Microencapsulation of Zn-10 mass% Al alloy phase change material via dry synthesis method

Thermal energy storage (TES) via latent heat storage (LHS) using metal alloy phase change material (PCM) offers advantages in medium-to-high temperature operation around 400 degrees C and high heat storage capacity. Microencapsulation of alloys as PCMs can mitigate issues of reactivity and improve handling properties of PCM. This research presents the novel development of microencapsulated PCM (MEPCM) with a core of Zn-10 mass% Al that operates around 400 degrees C. The MEPCMs were synthesized using high-speed impact blending (HIB), where fine AlOOH particles mechanically coat the surface of Zn-10 mass% Al alloy microspheres, resulting in robust surface modification.
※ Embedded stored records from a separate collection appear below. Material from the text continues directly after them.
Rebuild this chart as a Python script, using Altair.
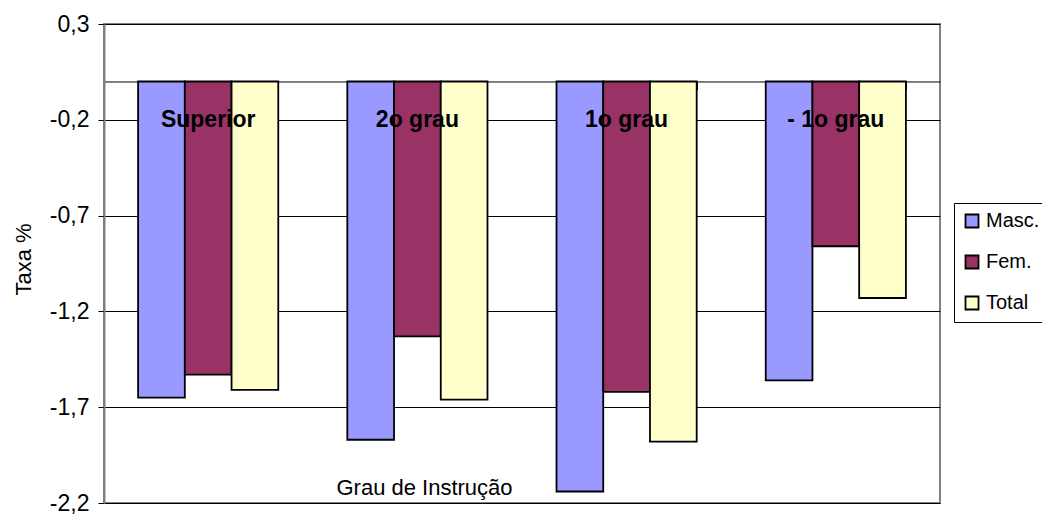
import altair as alt
import pandas as pd

categories = ["Superior", "2o grau", "1o grau", "- 1o grau"]
series_names = ["Masc.", "Fem.", "Total"]
masc = [-1.65, -1.87, -2.14, -1.56]
fem = [-1.53, -1.33, -1.62, -0.86]
total = [-1.61, -1.66, -1.88, -1.13]
colors = ["#9999FF", "#993366", "#FFFFCC"]
y_ticks = [0.3, -0.2, -0.7, -1.2, -1.7, -2.2]

rows = []
for i, c in enumerate(categories):
    for s, vals in zip(series_names, [masc, fem, total]):
        rows.append({"grau": c, "serie": s, "taxa": vals[i]})
df = pd.DataFrame(rows)
cat_df = pd.DataFrame({"grau": categories})

W, H = 836, 479
PAD_TOP = 16
y_min, y_max = -2.2, 0.3
zero_px = (y_max - 0) / (y_max - y_min) * H

x_enc = alt.X(
    "grau:N",
    sort=categories,
    scale=alt.Scale(paddingInner=0.33, paddingOuter=0.163),
    axis=alt.Axis(
        orient="bottom",
        offset=zero_px - H,
        labels=False,
        tickBand="extent",
        tickSize=8,
        tickColor="black",
        domainColor="black",
        domainWidth=1,
        title="Grau de Instrução",
        titleFontSize=22,
        titleFontWeight="normal",
        titleColor="black",
        titleX=320,
        titleY=487 - (8 + PAD_TOP + zero_px),
        titleAlign="center",
        titleBaseline="middle",
        grid=False,
    ),
)

y_scale = alt.Scale(domain=[y_min, y_max], nice=False, zero=False)

bars = alt.Chart(df).mark_bar(stroke="black", strokeWidth=1.8).encode(
    x=x_enc,
    xOffset=alt.XOffset("serie:N", sort=series_names, scale=alt.Scale(paddingInner=0, paddingOuter=0)),
    y=alt.Y(
        "taxa:Q",
        scale=y_scale,
        axis=alt.Axis(
            values=y_ticks,
            labelExpr="replace(replace(format(datum.value, '.1f'), '\u2212', '-'), '.', ',')",
            labelFontSize=23,
            labelColor="black",
            labelPadding=9,
            tickSize=6,
            tickColor="black",
            domainColor="#808080",
            domainWidth=2,
            grid=True,
            gridColor="black",
            gridWidth=1,
            title="Taxa %",
            titleFontSize=22,
            titleFontWeight="normal",
            titleColor="black",
            titleX=-81,
            titleY=259 - (8 + PAD_TOP),
            titleAngle=-90,
            titleAlign="center",
            titleBaseline="middle",
        ),
    ),
    y2=alt.datum(0),
    color=alt.Color(
        "serie:N",
        sort=series_names,
        scale=alt.Scale(domain=series_names, range=colors),
        legend=alt.Legend(
            title=None,
            orient="none",
            legendX=850,
            legendY=203 - (8 + PAD_TOP),
            symbolType="square",
            symbolSize=169,
            symbolStrokeColor="black",
            symbolStrokeWidth=1.8,
            symbolOpacity=1,
            labelFontSize=20,
            labelColor="black",
            labelOffset=4,
            rowPadding=19,
            strokeColor="black",
            padding=8,
        ),
    ),
)

labels = alt.Chart(cat_df).mark_text(
    fontWeight="bold", fontSize=23, color="black", baseline="middle", align="center"
).encode(
    x=alt.X("grau:N", sort=categories),
    y=alt.datum(-0.2),
    text="grau:N",
)

chart = alt.layer(bars, labels).properties(
    width=W,
    height=H,
    autosize=alt.AutoSizeParams(type="none"),
    padding={"left": 96, "top": PAD_TOP, "right": 102, "bottom": 11},
).configure(
    font="Liberation Sans",
).configure_view(
    stroke="#808080",
    strokeWidth=2,
)

chart.save("out.html", embed_options={"renderer": "svg", "actions": False})
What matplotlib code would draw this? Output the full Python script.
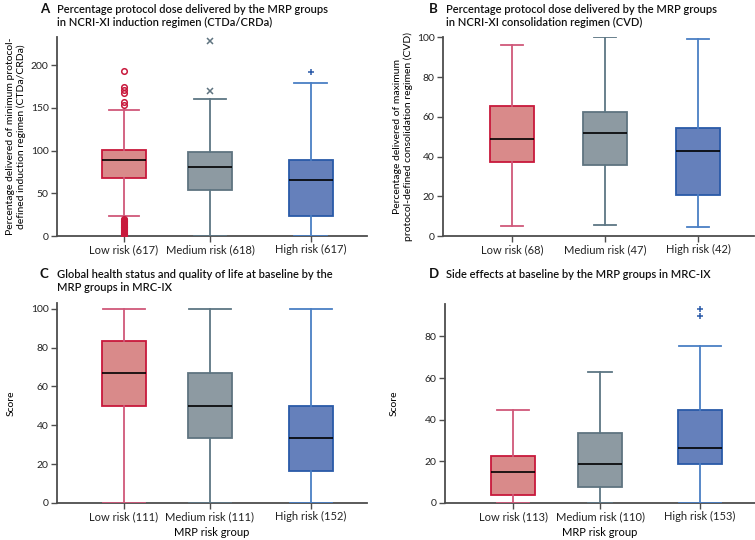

Subsequent heat-oxidation treatment at 800 degrees C was performed to obtain stable oxide coating. The HIB treatment resulted in an AlOOH coating containing Zn nanoparticles, which the heat-oxidation process transformed into alpha-Al2O3 and ZnO nanoparticles. The MEPCMs exhibited heat storage densities, including latent and sensible heat (Delta T=200 degrees C), that were 1.9 times higher than the capacity of solar salt, which is commonly used as a sensible heat storage material. Furthermore, the MEPCMs maintained their shape and latent heat capacity after 300 and 1000 cyclic tests. These superior MEPCM characteristics hold the potential to significantly advance the development of LHS-based TES systems operating around 400 degrees C, with applications in energy generation and industrial processes.